Defendants moved for summary judgment on its counterclaim for judicial foreclosure. Defendants argued that they met all of the elements for judicial foreclosure and that Plaintiffs should be estopped from arguing that the Loan does not comply with the Texas Constitution. In support of their arguments, Defendants submitted evidence of the elements of foreclosure, including: the Texas Home Equity Fixed/Adjustable Rate Note (the "Note") (Dkt. #143, Exhibit 2), the Texas Home Equity Security Instrument (the "Security Instrument") (Dkt. #143, Exhibit 3), the Texas Home Equity Affidavit and Agreement (the "Affidavit") (Dkt. #143, Exhibit 4), Notice of Intent to Accelerate and Demand for Payment from Chase Bank (Dkt. #143, Exhibit 5), Notice of Default and Intent to Accelerate from SPS (Dkt. #143, Exhibit 9), Notice ofMaturity/Acceleration of Texas Non-Recourse Loan (Dkt. #143, Exhibit 10), and SPS Payment History (Dkt. #143, Exhibit 11).

Plaintiffs responded that Defendants cannot foreclose on the Property because the Loan, which consists of the Note and the Security Instrument, did not comply with the requirements of the Texas Constitution.
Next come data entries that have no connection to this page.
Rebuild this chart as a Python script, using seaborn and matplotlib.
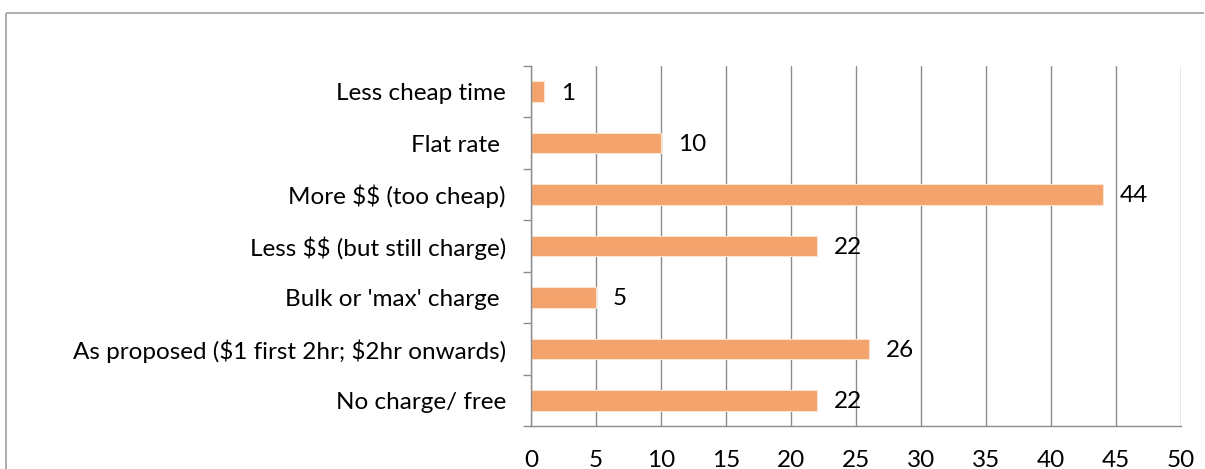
import matplotlib
matplotlib.use("Agg")
import matplotlib.pyplot as plt
import seaborn as sns
from matplotlib.lines import Line2D

categories = [
    "Less cheap time",
    "Flat rate ",
    "More $$ (too cheap)",
    "Less $$ (but still charge)",
    "Bulk or 'max' charge ",
    "As proposed ($1 first 2hr; $2hr onwards)",
    "No charge/ free",
]
values = [1, 10, 44, 22, 5, 26, 22]
x_ticks = [0, 5, 10, 15, 20, 25, 30, 35, 40, 45, 50]

bar_color = "#F3A36B"
grid_color = "#8C8C8C"
fs = 17.5

sns.set_style("white")
plt.rcParams["font.family"] = ["Lato", "DejaVu Sans"]

fig = plt.figure(figsize=(12.05, 4.69), dpi=100)
ax = fig.add_axes([531 / 1205, 1 - 426 / 469, 650 / 1205, 360 / 469])

sns.barplot(x=values, y=categories, orient="h", color=bar_color,
            width=0.4, saturation=1, edgecolor="#FBE3D2", linewidth=0.8, ax=ax)

ax.set_xlim(0, 50)
ax.set_ylim(len(categories) - 0.5, -0.5)
ax.set_xticks(x_ticks)
ax.set_xticklabels([str(t) for t in x_ticks], fontsize=fs)
ax.set_yticks(range(len(categories)))
ax.set_yticklabels([c.replace("$", r"\$") for c in categories], fontsize=fs)
ax.set_yticks([i - 0.5 for i in range(len(categories) + 1)], minor=True)
ax.set_xlabel("")
ax.set_ylabel("")

ax.xaxis.grid(True, color=grid_color, linewidth=1)
ax.yaxis.grid(False)
ax.set_axisbelow(True)
for side in ["top", "right"]:
    ax.spines[side].set_visible(False)
for side in ["left", "bottom"]:
    ax.spines[side].set_color(grid_color)
    ax.spines[side].set_linewidth(1)

ax.tick_params(axis="x", which="major", length=5.5, width=1, color=grid_color,
               direction="out", pad=12, labelcolor="black")
ax.tick_params(axis="y", which="major", length=0, pad=18, labelcolor="black")
ax.tick_params(axis="y", which="minor", length=6, width=1, color=grid_color,
               direction="out", left=True)

for i, v in enumerate(values):
    ax.annotate(str(v), xy=(v, i), xytext=(12, -1), textcoords="offset points",
                ha="left", va="center", fontsize=fs, color="black")

# outer chart border (only top and left edges fall inside the crop)
bx, by = 6 / 1205, 1 - 13 / 469
fig.add_artist(Line2D([bx, 0.999], [by, by], transform=fig.transFigure,
                      color="#A0A0A0", linewidth=1.2, solid_capstyle="butt"))
fig.add_artist(Line2D([bx, bx], [0.0, by], transform=fig.transFigure,
                      color="#A0A0A0", linewidth=1.2, solid_capstyle="butt"))

fig.savefig("out.png", dpi=100)
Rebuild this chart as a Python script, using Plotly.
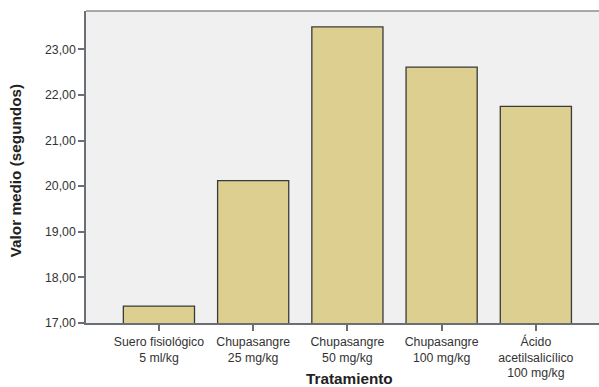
import plotly.graph_objects as go

categories = ["Suero fisiológico<br>5 ml/kg", "Chupasangre<br>25 mg/kg", "Chupasangre<br>50 mg/kg",
              "Chupasangre<br>100 mg/kg", "Ácido<br>acetilsalicílico<br>100 mg/kg"]
values = [17.37, 20.12, 23.49, 22.61, 21.75]
y_ticks = [17, 18, 19, 20, 21, 22, 23]
y_ticklabels = ["17,00", "18,00", "19,00", "20,00", "21,00", "22,00", "23,00"]

fig = go.Figure()
fig.add_trace(go.Bar(
    x=categories, y=values, base=0,
    marker=dict(color="#dccf90", line=dict(color="#3a3a3a", width=1.3)),
    width=0.755,
))

font = dict(family="Liberation Sans, Arial, sans-serif", size=12.3, color="#333333")
fig.update_layout(
    width=599, height=387,
    margin=dict(l=86, r=0, t=11, b=64),
    paper_bgcolor="white", plot_bgcolor="#f0f0f0",
    showlegend=False, font=font,
)
fig.update_xaxes(
    type="category", range=[-0.774, 4.67],
    showline=True, linecolor="#6a6e75", linewidth=1.5,
    ticks="outside", ticklen=6, tickcolor="#6a6e75", tickwidth=1.5,
    showgrid=False, tickfont=font, mirror=False,
)
fig.update_yaxes(
    range=[17, 23.84], tickvals=y_ticks, ticktext=y_ticklabels,
    showline=True, linecolor="#6a6e75", linewidth=1.5,
    ticks="outside", ticklen=6, tickcolor="#6a6e75", tickwidth=1.5,
    showgrid=False, zeroline=False, tickfont=font,
)
fig.add_shape(type="line", xref="paper", yref="paper", x0=0, x1=1, y0=1, y1=1,
              line=dict(color="#8a8e94", width=1.5))
title_font = dict(family="Liberation Sans, Arial, sans-serif", size=15.3, color="#222222")
fig.add_annotation(text="<b>Valor medio (segundos)</b>", xref="paper", yref="paper",
                   x=-0.138, y=0.487, xanchor="center", yanchor="middle", textangle=-90,
                   showarrow=False, font=title_font)
fig.add_annotation(text="<b>Tratamiento</b>", xref="paper", yref="paper",
                   x=0.513, y=-0.178, xanchor="center", yanchor="middle",
                   showarrow=False, font=title_font)

fig.write_html("out.html", config={"displayModeBar": False},
               post_script="document.body.style.margin='0';document.body.style.overflow='hidden';")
Specifically, Plaintiffs contend that the Loan was closed in the Plaintiffs' home rather than at the office of the lender, an attorney at law, or a title company in violation of § 50(a)(6)(N) and Plaintiffs were not provided the notice prescribed in § 50(g) at least twelve days before the Loan closing took place on November 25, 2005.2 As noted in the Report, "Plaintiffs have not submitted any independent evidence in opposition to Defendants' Motion for Summary Judgment." (Dkt. #168 at p. 19). However, attached to Plaintiffs' Complaint (Dkt. #101) and also in the summary judgment record as an attachment to Plaintiffs' state court petition, which was an exhibit to Defendants' motion, are two letters. The first, a letter from Mosser Law, PLLC, Plaintiffs' counsel, to Long Beach Mortgage Company, which stated that the Loan did not comply with the applicable provisions of the Texas Constitution (Dkt. #143, Exhibit 14; Dkt. #101, Exhibit 2). The second, a letter from Mosser Law, PLLC, to Chase Fulfillment Center referring Chase to the first letter sent to Long Beach Mortgage Company (Dkt. #143 Exhibit 14; Dkt. #101, Exhibit 3). With that evidence, the Court looks to Defendants' claim for foreclosure.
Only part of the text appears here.